++++ WORKING DATA ++++

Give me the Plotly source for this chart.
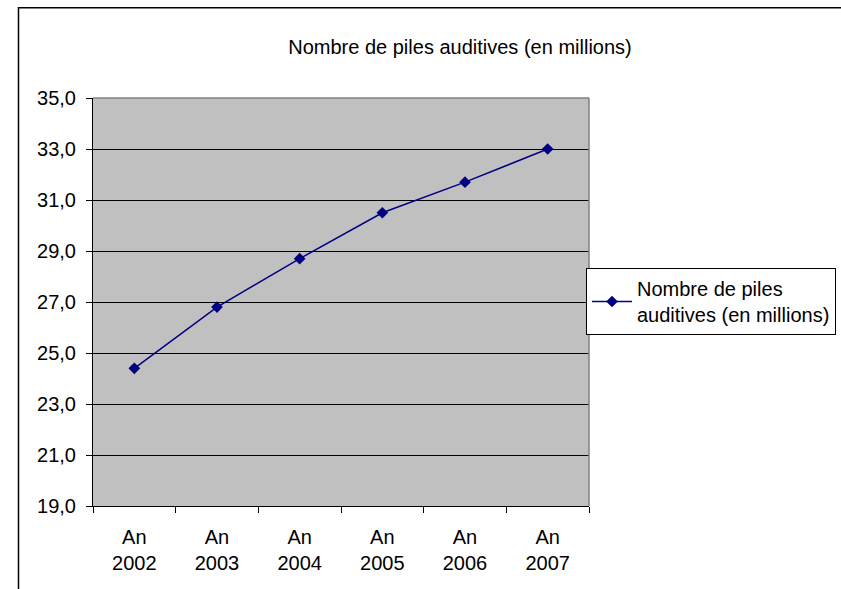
import plotly.graph_objects as go

categories = ["An 2002", "An 2003", "An 2004", "An 2005", "An 2006", "An 2007"]
values = [24.4, 26.8, 28.7, 30.5, 31.7, 33.0]
series_name = "Nombre de piles<br>auditives (en millions)"
title_text = "Nombre de piles auditives (en millions)"
y_ticks = [19, 21, 23, 25, 27, 29, 31, 33, 35]

tick_labels = [c.replace(" ", "<br>") for c in categories]

FONT = "Liberation Sans, Arial, sans-serif"
W, H = 841, 589
L, R, T, B = 93, 589, 98, 506

def px_to_paper_x(px):
    return (px - L) / (R - L)

def py_to_paper_y(py):
    return (B - py) / (B - T)

fig = go.Figure()
fig.add_trace(go.Scatter(
    x=categories, y=values, name=series_name, mode="lines+markers",
    line=dict(color="#000080", width=1.5),
    marker=dict(symbol="diamond", size=9, color="#000080"),
    showlegend=True,
))

fig.update_layout(
    width=W, height=H,
    margin=dict(l=L, r=W - R, t=T, b=H - B, pad=0, autoexpand=False),
    paper_bgcolor="white",
    plot_bgcolor="#C0C0C0",
    font=dict(family=FONT, size=20, color="black"),
    title=dict(text=title_text, x=460 / W, xanchor="center",
               y=1 - 47 / H, yanchor="middle",
               font=dict(family=FONT, size=20, color="black")),
    showlegend=True,
    legend=dict(x=px_to_paper_x(586), xanchor="left",
                y=py_to_paper_y(301.5), yanchor="middle",
                bgcolor="white", bordercolor="black", borderwidth=1,
                font=dict(family=FONT, size=20, color="black"),
                itemwidth=40),
    xaxis=dict(
        type="category", tickmode="array", tickvals=categories, ticktext=tick_labels,
        tickson="boundaries", ticks="outside", ticklen=6, tickcolor="black",
        showline=True, linecolor="black", linewidth=1,
        showgrid=False, zeroline=False, fixedrange=True, automargin=False,
        ticklabelstandoff=13,
        tickfont=dict(family=FONT, size=20, color="black"),
        range=[-0.5, 5.5],
    ),
    yaxis=dict(
        range=[19, 35], tickmode="array", tickvals=y_ticks,
        tickformat=".1f", ticks="outside", ticklen=6, tickcolor="black",
        showline=True, linecolor="black", linewidth=1, automargin=False,
        showgrid=True, gridcolor="black", gridwidth=1,
        zeroline=False, ticklabelstandoff=6,
        tickfont=dict(family=FONT, size=20, color="black"),
    ),
    separators=",.",
    shapes=[
        dict(type="line", xref="paper", yref="paper", x0=0, x1=1, y0=1, y1=1,
             line=dict(color="#808080", width=1.5), layer="above"),
        dict(type="line", xref="paper", yref="paper", x0=1, x1=1, y0=0, y1=1,
             line=dict(color="#808080", width=1.5), layer="above"),
        dict(type="rect", xref="paper", yref="paper",
             x0=px_to_paper_x(18.5), x1=px_to_paper_x(880),
             y0=py_to_paper_y(640), y1=py_to_paper_y(7.75),
             line=dict(color="black", width=1.5), fillcolor="rgba(0,0,0,0)",
             layer="above"),
    ],
)

fig.write_html(
    "out.html",
    config={"displayModeBar": False},
    post_script="document.body.style.margin='0';document.body.style.overflow='hidden';",
)
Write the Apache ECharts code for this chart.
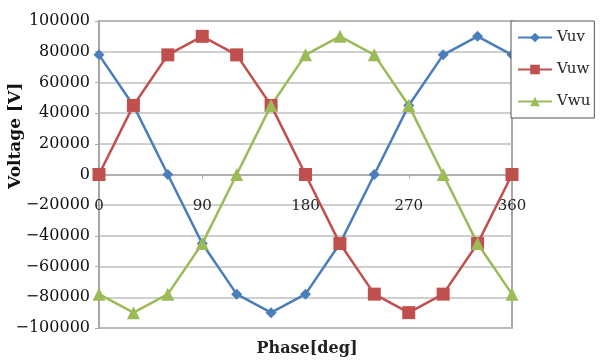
<!DOCTYPE html>
<html><head><meta charset="utf-8">
<script src="https://cdn.jsdelivr.net/npm/echarts@6/dist/echarts.min.js"></script>
<style>html,body{margin:0;padding:0;background:#fff}#c{width:600px;height:363px}</style>
</head><body><div id="c"></div>
<script>
const phase = [0,30,60,90,120,150,180,210,240,270,300,330,360];
const vuv = [77942,45000,0,-45000,-77942,-90000,-77942,-45000,0,45000,77942,90000,77942];
const vuw = [0,45000,77942,90000,77942,45000,0,-45000,-77942,-90000,-77942,-45000,0];
const vwu = [-77942,-90000,-77942,-45000,0,45000,77942,90000,77942,45000,0,-45000,-77942];
const xTicks = [0,90,180,270,360];
const yTicks = [-100000,-80000,-60000,-40000,-20000,0,20000,40000,60000,80000,100000];

const font = '"DejaVu Serif", serif';
const pair = (arr) => phase.map((p,i)=>[p,arr[i]]);
const chart = echarts.init(document.getElementById('c'));
chart.setOption({
  animation:false,
  backgroundColor:'#fff',
  grid:{left:99,right:88,top:21,bottom:35,show:true,borderColor:'#8c8c8c',borderWidth:1.5,
    backgroundColor:'transparent',containLabel:false,outerBoundsMode:'none'},
  xAxis:{type:'value',min:xTicks[0],max:xTicks[xTicks.length-1],interval:90,
    position:'bottom',offset:-153.5,
    axisLine:{onZero:false,lineStyle:{color:'#a6a6a6',width:1.5}},
    axisTick:{show:true,length:4,lineStyle:{color:'#a6a6a6'}},
    axisLabel:{margin:24,color:'#222',fontFamily:font,fontSize:15,formatter:v=>String(v)},
    splitLine:{show:false}
  },
  yAxis:{type:'value',min:yTicks[0],max:yTicks[yTicks.length-1],interval:20000,
    axisLine:{show:true,onZero:false,lineStyle:{color:'#a6a6a6',width:1.5}},
    axisTick:{show:true,length:4,lineStyle:{color:'#a6a6a6'}},
    axisLabel:{margin:9,color:'#111',fontFamily:font,fontSize:16,formatter:v=>String(v).replace('-','\u2212')},
    splitLine:{lineStyle:{color:'#bfbfbf',width:1.5}}
  },
  graphic:[
    {type:'text',x:7,y:189,rotation:Math.PI/2,
      style:{text:'Voltage [V]',font:'bold 17px "DejaVu Serif", serif',fill:'#111'}},
    {type:'text',x:307,y:349,
      style:{text:'Phase[deg]',font:'bold 16px "DejaVu Serif", serif',fill:'#222',align:'center',verticalAlign:'middle'}}
  ],
  legend:{orient:'vertical',left:511,top:21,
    backgroundColor:'#fff',borderColor:'#555',borderWidth:1,
    padding:[9,4,9,6],itemGap:17,itemWidth:34,itemHeight:12,
    textStyle:{fontFamily:font,fontSize:15,color:'#222'},
    data:['Vuv','Vuw','Vwu']},
  series:[
    {name:'Vuv',type:'line',data:pair(vuv),symbol:'diamond',symbolSize:11,
      itemStyle:{color:'#4a7ebb'},lineStyle:{width:2.5,color:'#4a7ebb'}},
    {name:'Vuw',type:'line',data:pair(vuw),symbol:'rect',symbolSize:13,
      itemStyle:{color:'#c0504d'},lineStyle:{width:2.5,color:'#c0504d'}},
    {name:'Vwu',type:'line',data:pair(vwu),symbol:'triangle',symbolSize:13,
      itemStyle:{color:'#9bbb59'},lineStyle:{width:2.5,color:'#9bbb59'}}
  ]
});
</script></body></html>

++++

### YOUR TASK:
Skip every picture and transcribe the data above exactly.

### ANSWER TO THE TASK:
Give me the Plotly source for this chart.
import plotly.graph_objects as go

categories = ["An 2002", "An 2003", "An 2004", "An 2005", "An 2006", "An 2007"]
values = [24.4, 26.8, 28.7, 30.5, 31.7, 33.0]
series_name = "Nombre de piles<br>auditives (en millions)"
title_text = "Nombre de piles auditives (en millions)"
y_ticks = [19, 21, 23, 25, 27, 29, 31, 33, 35]

tick_labels = [c.replace(" ", "<br>") for c in categories]

FONT = "Liberation Sans, Arial, sans-serif"
W, H = 841, 589
L, R, T, B = 93, 589, 98, 506

def px_to_paper_x(px):
    return (px - L) / (R - L)

def py_to_paper_y(py):
    return (B - py) / (B - T)

fig = go.Figure()
fig.add_trace(go.Scatter(
    x=categories, y=values, name=series_name, mode="lines+markers",
    line=dict(color="#000080", width=1.5),
    marker=dict(symbol="diamond", size=9, color="#000080"),
    showlegend=True,
))

fig.update_layout(
    width=W, height=H,
    margin=dict(l=L, r=W - R, t=T, b=H - B, pad=0, autoexpand=False),
    paper_bgcolor="white",
    plot_bgcolor="#C0C0C0",
    font=dict(family=FONT, size=20, color="black"),
    title=dict(text=title_text, x=460 / W, xanchor="center",
               y=1 - 47 / H, yanchor="middle",
               font=dict(family=FONT, size=20, color="black")),
    showlegend=True,
    legend=dict(x=px_to_paper_x(586), xanchor="left",
                y=py_to_paper_y(301.5), yanchor="middle",
                bgcolor="white", bordercolor="black", borderwidth=1,
                font=dict(family=FONT, size=20, color="black"),
                itemwidth=40),
    xaxis=dict(
        type="category", tickmode="array", tickvals=categories, ticktext=tick_labels,
        tickson="boundaries", ticks="outside", ticklen=6, tickcolor="black",
        showline=True, linecolor="black", linewidth=1,
        showgrid=False, zeroline=False, fixedrange=True, automargin=False,
        ticklabelstandoff=13,
        tickfont=dict(family=FONT, size=20, color="black"),
        range=[-0.5, 5.5],
    ),
    yaxis=dict(
        range=[19, 35], tickmode="array", tickvals=y_ticks,
        tickformat=".1f", ticks="outside", ticklen=6, tickcolor="black",
        showline=True, linecolor="black", linewidth=1, automargin=False,
        showgrid=True, gridcolor="black", gridwidth=1,
        zeroline=False, ticklabelstandoff=6,
        tickfont=dict(family=FONT, size=20, color="black"),
    ),
    separators=",.",
    shapes=[
        dict(type="line", xref="paper", yref="paper", x0=0, x1=1, y0=1, y1=1,
             line=dict(color="#808080", width=1.5), layer="above"),
        dict(type="line", xref="paper", yref="paper", x0=1, x1=1, y0=0, y1=1,
             line=dict(color="#808080", width=1.5), layer="above"),
        dict(type="rect", xref="paper", yref="paper",
             x0=px_to_paper_x(18.5), x1=px_to_paper_x(880),
             y0=py_to_paper_y(640), y1=py_to_paper_y(7.75),
             line=dict(color="black", width=1.5), fillcolor="rgba(0,0,0,0)",
             layer="above"),
    ],
)

fig.write_html(
    "out.html",
    config={"displayModeBar": False},
    post_script="document.body.style.margin='0';document.body.style.overflow='hidden';",
)
Write the Apache ECharts code for this chart.
<!DOCTYPE html>
<html><head><meta charset="utf-8">
<script src="https://cdn.jsdelivr.net/npm/echarts@6/dist/echarts.min.js"></script>
<style>html,body{margin:0;padding:0;background:#fff}#c{width:600px;height:363px}</style>
</head><body><div id="c"></div>
<script>
const phase = [0,30,60,90,120,150,180,210,240,270,300,330,360];
const vuv = [77942,45000,0,-45000,-77942,-90000,-77942,-45000,0,45000,77942,90000,77942];
const vuw = [0,45000,77942,90000,77942,45000,0,-45000,-77942,-90000,-77942,-45000,0];
const vwu = [-77942,-90000,-77942,-45000,0,45000,77942,90000,77942,45000,0,-45000,-77942];
const xTicks = [0,90,180,270,360];
const yTicks = [-100000,-80000,-60000,-40000,-20000,0,20000,40000,60000,80000,100000];

const font = '"DejaVu Serif", serif';
const pair = (arr) => phase.map((p,i)=>[p,arr[i]]);
const chart = echarts.init(document.getElementById('c'));
chart.setOption({
  animation:false,
  backgroundColor:'#fff',
  grid:{left:99,right:88,top:21,bottom:35,show:true,borderColor:'#8c8c8c',borderWidth:1.5,
    backgroundColor:'transparent',containLabel:false,outerBoundsMode:'none'},
  xAxis:{type:'value',min:xTicks[0],max:xTicks[xTicks.length-1],interval:90,
    position:'bottom',offset:-153.5,
    axisLine:{onZero:false,lineStyle:{color:'#a6a6a6',width:1.5}},
    axisTick:{show:true,length:4,lineStyle:{color:'#a6a6a6'}},
    axisLabel:{margin:24,color:'#222',fontFamily:font,fontSize:15,formatter:v=>String(v)},
    splitLine:{show:false}
  },
  yAxis:{type:'value',min:yTicks[0],max:yTicks[yTicks.length-1],interval:20000,
    axisLine:{show:true,onZero:false,lineStyle:{color:'#a6a6a6',width:1.5}},
    axisTick:{show:true,length:4,lineStyle:{color:'#a6a6a6'}},
    axisLabel:{margin:9,color:'#111',fontFamily:font,fontSize:16,formatter:v=>String(v).replace('-','\u2212')},
    splitLine:{lineStyle:{color:'#bfbfbf',width:1.5}}
  },
  graphic:[
    {type:'text',x:7,y:189,rotation:Math.PI/2,
      style:{text:'Voltage [V]',font:'bold 17px "DejaVu Serif", serif',fill:'#111'}},
    {type:'text',x:307,y:349,
      style:{text:'Phase[deg]',font:'bold 16px "DejaVu Serif", serif',fill:'#222',align:'center',verticalAlign:'middle'}}
  ],
  legend:{orient:'vertical',left:511,top:21,
    backgroundColor:'#fff',borderColor:'#555',borderWidth:1,
    padding:[9,4,9,6],itemGap:17,itemWidth:34,itemHeight:12,
    textStyle:{fontFamily:font,fontSize:15,color:'#222'},
    data:['Vuv','Vuw','Vwu']},
  series:[
    {name:'Vuv',type:'line',data:pair(vuv),symbol:'diamond',symbolSize:11,
      itemStyle:{color:'#4a7ebb'},lineStyle:{width:2.5,color:'#4a7ebb'}},
    {name:'Vuw',type:'line',data:pair(vuw),symbol:'rect',symbolSize:13,
      itemStyle:{color:'#c0504d'},lineStyle:{width:2.5,color:'#c0504d'}},
    {name:'Vwu',type:'line',data:pair(vwu),symbol:'triangle',symbolSize:13,
      itemStyle:{color:'#9bbb59'},lineStyle:{width:2.5,color:'#9bbb59'}}
  ]
});
</script></body></html>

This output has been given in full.